Director Brad Bird Takes Over Ratatouille: Once director Bird came onboard, Romano noticed one big change. “My character was expanded, the role, and I think that was out of the necessity of figuring out how Remy would actually be able to get into the kitchen and cook,” revealed Romano. “I think what’s great about Brad is he’ll take time to explore an idea and really make the idea work of how he would be puppeted in a believable way so that there’s some credibility to that idea in the first place. And he really took the time to flesh it out and in doing so, really fleshed out their relationship, too.”

The Actual Process of Doing Voice Work: “Doing voice recording is interesting because when you’re working, you’re working in isolation. I mean with the exception of Brad who was in the recording studio with me. But it’s a little bit abstract and it’s all getting done in chunks. If you can see the film or have a clear picture in your mind in terms of the context of whatever you’re doing, it’s very helpful. But I would go in there and sometimes it would be five minutes of recording a piece of dialogue. Sometimes it would be an hour, you know, of a big chunk of dialogue.”

Romano never had the chance to work in the booth with any of the other voice actors. “That’s rarely done although I know for The Incredibles Brad [Bird] did get Craig T Nelson and Samuel Jackson together, although they were in separate booths. The scene’s great because they had a real dialogue with each other. For this, I was really isolated. But Brad is great because he gives you the context with which to work in and is kind of a fellow performer. He helps you.”

Linguini Doesn’t Speak with a French Accent: The film’s set in Paris and there was some talk about whether the character should have a French accent. “Early on they considered having Linguini having a French accent. I tried a little bit. This was, again, just when I read for the part in the scratch test, ‘Try it with French accent.’ I tried that and I tried it with an Italian accent, even. They were just looking for my own speaking voice. And it worked logically with Brad because he made the Americans in the film kind of the outcasts. All the rats and Linguini have American accents.”

Seeing Both Sides of the Picture: Working behind the scenes helped Romano really get into character. “I think it was helpful for me and maybe I had an advantage in that I watched Ratatouille during its development and watched the process, watched the story evolve. And definitely it was helpful in seeing all of the character designs develop and seeing my character being drawn and sculpted and fully realized. It gave me a clear picture of who he was.”

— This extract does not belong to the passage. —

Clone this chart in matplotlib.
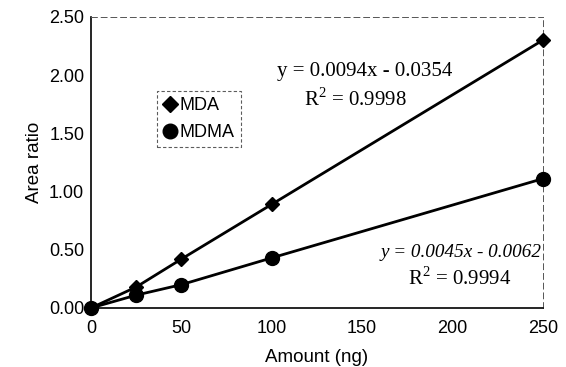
import matplotlib
matplotlib.use('Agg')
import matplotlib.pyplot as plt

amount = [0, 25, 50, 100, 250]
mda = [0.0, 0.18, 0.42, 0.89, 2.30]
mdma = [0.0, 0.11, 0.20, 0.43, 1.11]
xticks = [0, 50, 100, 150, 200, 250]
yticks = [0.0, 0.5, 1.0, 1.5, 2.0, 2.5]

plt.rcParams['font.family'] = ['Liberation Sans', 'DejaVu Sans']
plt.rcParams['mathtext.fontset'] = 'custom'
plt.rcParams['mathtext.rm'] = 'Liberation Serif'

fig = plt.figure(figsize=(5.66, 3.67), dpi=100)
ax = fig.add_axes([0.161, 0.161, 0.798, 0.793])

ax.plot(amount, mda, color='black', lw=2, marker='D', ms=7.5, label='MDA', clip_on=False, zorder=3)
ax.plot(amount, mdma, color='black', lw=2, marker='o', ms=10, label='MDMA', clip_on=False, zorder=3)

ax.set_xlim(0, 250)
ax.set_ylim(0, 2.5)
ax.set_xticks(xticks)
ax.set_yticks(yticks)
ax.set_yticklabels(['%.2f' % v for v in yticks])
ax.tick_params(length=0, labelsize=13)
ax.tick_params(axis='x', pad=9)
ax.tick_params(axis='y', pad=5)
ax.set_xlabel('Amount (ng)', fontsize=13.5, labelpad=8)
ax.set_ylabel('Area ratio', fontsize=13.5, labelpad=4)

for s in ['left', 'bottom']:
    ax.spines[s].set_linewidth(1.2)
for s in ['top', 'right']:
    ax.spines[s].set_linestyle((0, (6, 4)))
    ax.spines[s].set_linewidth(0.7)
    ax.spines[s].set_color('#555555')

leg = ax.legend(loc='upper left', bbox_to_anchor=(0.146, 0.746), fontsize=13,
                frameon=True, fancybox=False, edgecolor='#333333',
                handlelength=0.7, handletextpad=0.2, borderpad=0.35,
                labelspacing=0.55, borderaxespad=0)
leg.get_frame().set_linestyle((0, (3, 2)))
leg.get_frame().set_linewidth(0.8)
for h, size in zip(leg.legend_handles, [8.5, 10.5]):
    h.set_linestyle('none')
    h.set_markersize(size)

serif = 'Liberation Serif'
ax.text(0.606, 0.811, 'y = 0.0094x - 0.0354', transform=ax.transAxes, fontsize=15,
        family=serif, ha='center', va='center')
ax.text(0.584, 0.715, r'R$^2$ = 0.9998', transform=ax.transAxes, fontsize=15,
        family=serif, ha='center', va='center')
ax.text(0.819, 0.189, 'y = 0.0045x - 0.0062', transform=ax.transAxes, fontsize=13.8,
        family=serif, style='italic', ha='center', va='center')
ax.text(0.815, 0.10, r'R$^2$ = 0.9994', transform=ax.transAxes, fontsize=15,
        family=serif, ha='center', va='center')

fig.savefig('out.png', dpi=100)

Up Next – Lou Romano’s Returning to Production Design: “Pete Docter who directed Monsters, Inc, his next project which comes out after Wall-E, which is coming out next year – I’m working on that project doing design work. So I was working on that project while we were kind of getting more of the recent dialogue for Ratatouille. I’d go to my office and be doing paintings and drawings and have to go to the recording studio for maybe 10 minutes, just downstairs here. ‘Okay, you got it,’ and then go back to my desk.”